── COLLECTED DATA
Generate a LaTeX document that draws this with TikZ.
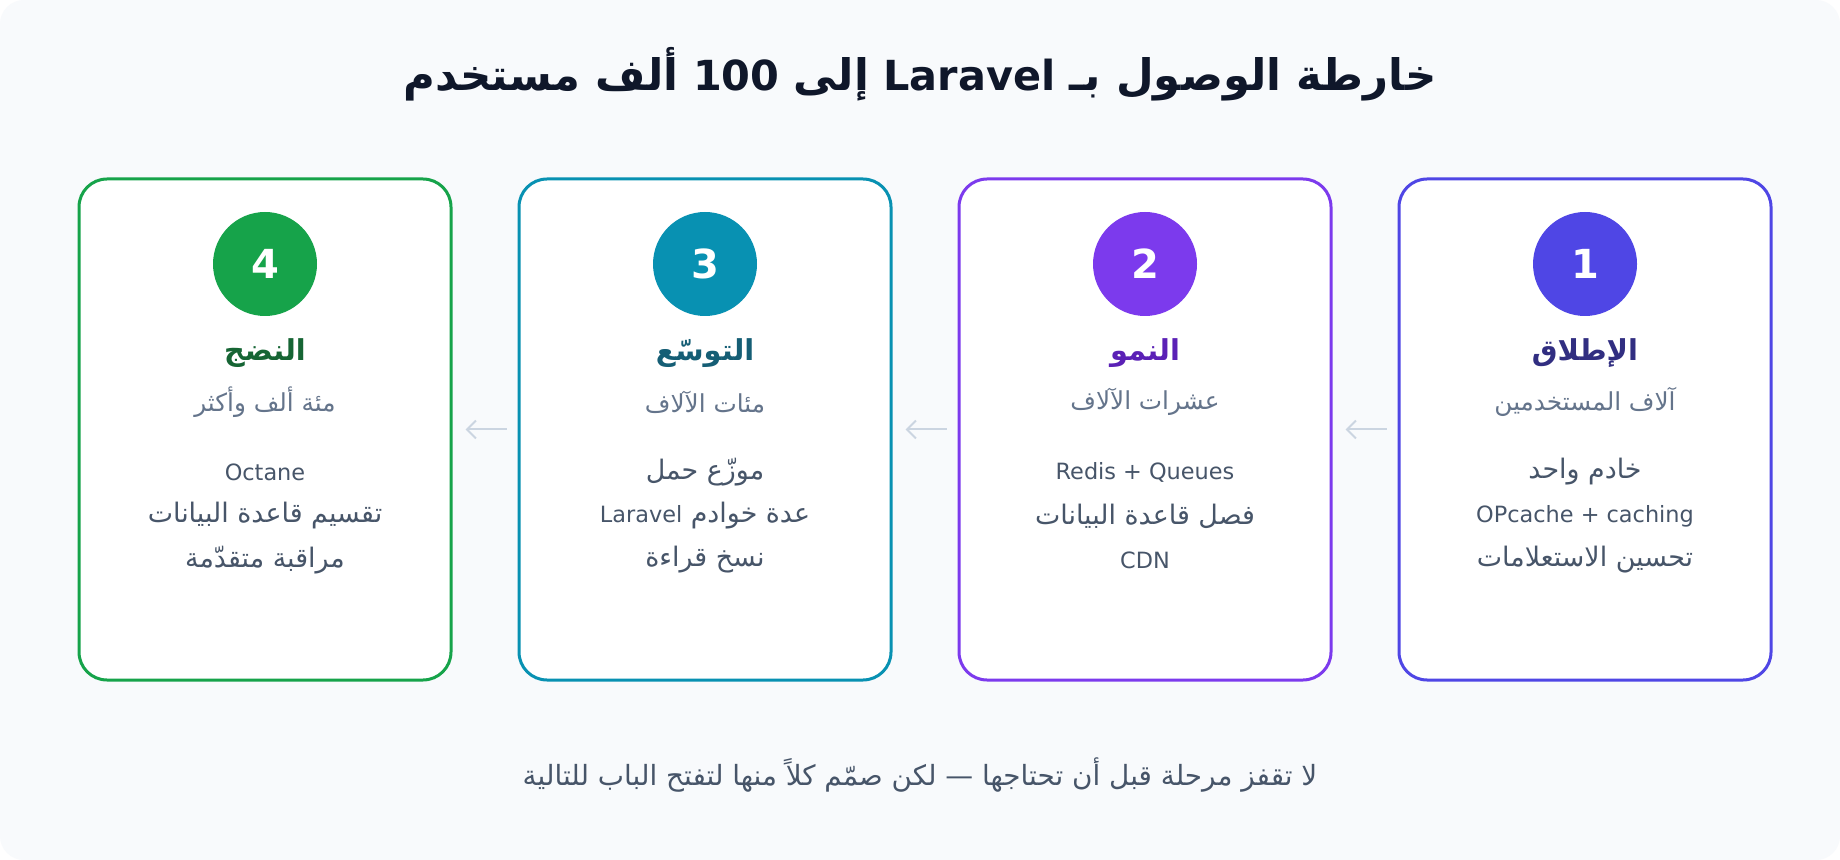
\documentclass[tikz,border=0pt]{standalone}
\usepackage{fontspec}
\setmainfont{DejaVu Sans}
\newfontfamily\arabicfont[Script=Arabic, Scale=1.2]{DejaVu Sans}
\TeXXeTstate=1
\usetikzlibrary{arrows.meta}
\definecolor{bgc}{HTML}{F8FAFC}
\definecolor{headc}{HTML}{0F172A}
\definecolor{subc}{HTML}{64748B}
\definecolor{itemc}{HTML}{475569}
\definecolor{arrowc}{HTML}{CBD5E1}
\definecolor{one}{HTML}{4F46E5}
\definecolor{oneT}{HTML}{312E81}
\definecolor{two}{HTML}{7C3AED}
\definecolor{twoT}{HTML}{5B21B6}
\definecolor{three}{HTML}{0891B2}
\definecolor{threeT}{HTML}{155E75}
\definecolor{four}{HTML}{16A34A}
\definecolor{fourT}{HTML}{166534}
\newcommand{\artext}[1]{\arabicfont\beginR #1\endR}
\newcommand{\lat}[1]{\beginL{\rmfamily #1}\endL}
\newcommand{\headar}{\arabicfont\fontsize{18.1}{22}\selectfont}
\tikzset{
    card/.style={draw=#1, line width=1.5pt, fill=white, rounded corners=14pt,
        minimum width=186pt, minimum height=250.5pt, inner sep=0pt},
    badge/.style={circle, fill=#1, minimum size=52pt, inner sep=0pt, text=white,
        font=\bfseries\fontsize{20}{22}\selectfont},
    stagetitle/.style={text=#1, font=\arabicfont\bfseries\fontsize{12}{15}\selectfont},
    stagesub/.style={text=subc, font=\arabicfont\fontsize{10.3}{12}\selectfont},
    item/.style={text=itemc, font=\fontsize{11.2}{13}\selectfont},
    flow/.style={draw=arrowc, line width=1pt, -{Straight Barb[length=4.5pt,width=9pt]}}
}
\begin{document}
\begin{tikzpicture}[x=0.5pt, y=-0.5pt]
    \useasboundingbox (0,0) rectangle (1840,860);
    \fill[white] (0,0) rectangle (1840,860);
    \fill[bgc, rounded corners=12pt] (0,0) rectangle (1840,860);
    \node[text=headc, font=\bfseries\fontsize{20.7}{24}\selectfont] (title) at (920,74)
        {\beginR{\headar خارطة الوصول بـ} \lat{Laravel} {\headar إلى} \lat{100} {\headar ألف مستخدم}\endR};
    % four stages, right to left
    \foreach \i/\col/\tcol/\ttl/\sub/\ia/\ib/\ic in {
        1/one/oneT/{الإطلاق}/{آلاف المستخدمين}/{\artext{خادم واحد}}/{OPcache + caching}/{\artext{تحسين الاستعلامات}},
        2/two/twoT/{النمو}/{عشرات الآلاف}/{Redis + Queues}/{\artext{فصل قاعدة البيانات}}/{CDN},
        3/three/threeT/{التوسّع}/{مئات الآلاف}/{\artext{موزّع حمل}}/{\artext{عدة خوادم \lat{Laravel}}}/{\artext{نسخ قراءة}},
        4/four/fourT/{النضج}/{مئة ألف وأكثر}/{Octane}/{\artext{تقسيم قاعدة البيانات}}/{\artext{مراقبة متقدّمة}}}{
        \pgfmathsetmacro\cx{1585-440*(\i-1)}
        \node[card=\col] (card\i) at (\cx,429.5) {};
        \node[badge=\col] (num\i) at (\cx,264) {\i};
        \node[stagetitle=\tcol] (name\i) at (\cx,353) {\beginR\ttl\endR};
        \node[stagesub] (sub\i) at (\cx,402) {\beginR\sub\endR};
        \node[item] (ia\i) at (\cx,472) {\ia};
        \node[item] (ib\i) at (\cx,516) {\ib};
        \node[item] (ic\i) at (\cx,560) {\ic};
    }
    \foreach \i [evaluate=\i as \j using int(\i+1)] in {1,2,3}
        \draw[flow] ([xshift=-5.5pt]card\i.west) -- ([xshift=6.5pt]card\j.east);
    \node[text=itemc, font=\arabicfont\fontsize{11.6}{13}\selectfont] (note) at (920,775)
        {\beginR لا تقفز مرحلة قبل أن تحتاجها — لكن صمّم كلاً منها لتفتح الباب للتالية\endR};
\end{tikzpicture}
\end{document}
────
TASK INSTRUCTIONS: Retype the whole listing exactly and leave the pictures out.

ANSWER TO THIS PROBLEM:
Generate a LaTeX document that draws this with TikZ.
\documentclass[tikz,border=0pt]{standalone}
\usepackage{fontspec}
\setmainfont{DejaVu Sans}
\newfontfamily\arabicfont[Script=Arabic, Scale=1.2]{DejaVu Sans}
\TeXXeTstate=1
\usetikzlibrary{arrows.meta}
\definecolor{bgc}{HTML}{F8FAFC}
\definecolor{headc}{HTML}{0F172A}
\definecolor{subc}{HTML}{64748B}
\definecolor{itemc}{HTML}{475569}
\definecolor{arrowc}{HTML}{CBD5E1}
\definecolor{one}{HTML}{4F46E5}
\definecolor{oneT}{HTML}{312E81}
\definecolor{two}{HTML}{7C3AED}
\definecolor{twoT}{HTML}{5B21B6}
\definecolor{three}{HTML}{0891B2}
\definecolor{threeT}{HTML}{155E75}
\definecolor{four}{HTML}{16A34A}
\definecolor{fourT}{HTML}{166534}
\newcommand{\artext}[1]{\arabicfont\beginR #1\endR}
\newcommand{\lat}[1]{\beginL{\rmfamily #1}\endL}
\newcommand{\headar}{\arabicfont\fontsize{18.1}{22}\selectfont}
\tikzset{
    card/.style={draw=#1, line width=1.5pt, fill=white, rounded corners=14pt,
        minimum width=186pt, minimum height=250.5pt, inner sep=0pt},
    badge/.style={circle, fill=#1, minimum size=52pt, inner sep=0pt, text=white,
        font=\bfseries\fontsize{20}{22}\selectfont},
    stagetitle/.style={text=#1, font=\arabicfont\bfseries\fontsize{12}{15}\selectfont},
    stagesub/.style={text=subc, font=\arabicfont\fontsize{10.3}{12}\selectfont},
    item/.style={text=itemc, font=\fontsize{11.2}{13}\selectfont},
    flow/.style={draw=arrowc, line width=1pt, -{Straight Barb[length=4.5pt,width=9pt]}}
}
\begin{document}
\begin{tikzpicture}[x=0.5pt, y=-0.5pt]
    \useasboundingbox (0,0) rectangle (1840,860);
    \fill[white] (0,0) rectangle (1840,860);
    \fill[bgc, rounded corners=12pt] (0,0) rectangle (1840,860);
    \node[text=headc, font=\bfseries\fontsize{20.7}{24}\selectfont] (title) at (920,74)
        {\beginR{\headar خارطة الوصول بـ} \lat{Laravel} {\headar إلى} \lat{100} {\headar ألف مستخدم}\endR};
    % four stages, right to left
    \foreach \i/\col/\tcol/\ttl/\sub/\ia/\ib/\ic in {
        1/one/oneT/{الإطلاق}/{آلاف المستخدمين}/{\artext{خادم واحد}}/{OPcache + caching}/{\artext{تحسين الاستعلامات}},
        2/two/twoT/{النمو}/{عشرات الآلاف}/{Redis + Queues}/{\artext{فصل قاعدة البيانات}}/{CDN},
        3/three/threeT/{التوسّع}/{مئات الآلاف}/{\artext{موزّع حمل}}/{\artext{عدة خوادم \lat{Laravel}}}/{\artext{نسخ قراءة}},
        4/four/fourT/{النضج}/{مئة ألف وأكثر}/{Octane}/{\artext{تقسيم قاعدة البيانات}}/{\artext{مراقبة متقدّمة}}}{
        \pgfmathsetmacro\cx{1585-440*(\i-1)}
        \node[card=\col] (card\i) at (\cx,429.5) {};
        \node[badge=\col] (num\i) at (\cx,264) {\i};
        \node[stagetitle=\tcol] (name\i) at (\cx,353) {\beginR\ttl\endR};
        \node[stagesub] (sub\i) at (\cx,402) {\beginR\sub\endR};
        \node[item] (ia\i) at (\cx,472) {\ia};
        \node[item] (ib\i) at (\cx,516) {\ib};
        \node[item] (ic\i) at (\cx,560) {\ic};
    }
    \foreach \i [evaluate=\i as \j using int(\i+1)] in {1,2,3}
        \draw[flow] ([xshift=-5.5pt]card\i.west) -- ([xshift=6.5pt]card\j.east);
    \node[text=itemc, font=\arabicfont\fontsize{11.6}{13}\selectfont] (note) at (920,775)
        {\beginR لا تقفز مرحلة قبل أن تحتاجها — لكن صمّم كلاً منها لتفتح الباب للتالية\endR};
\end{tikzpicture}
\end{document}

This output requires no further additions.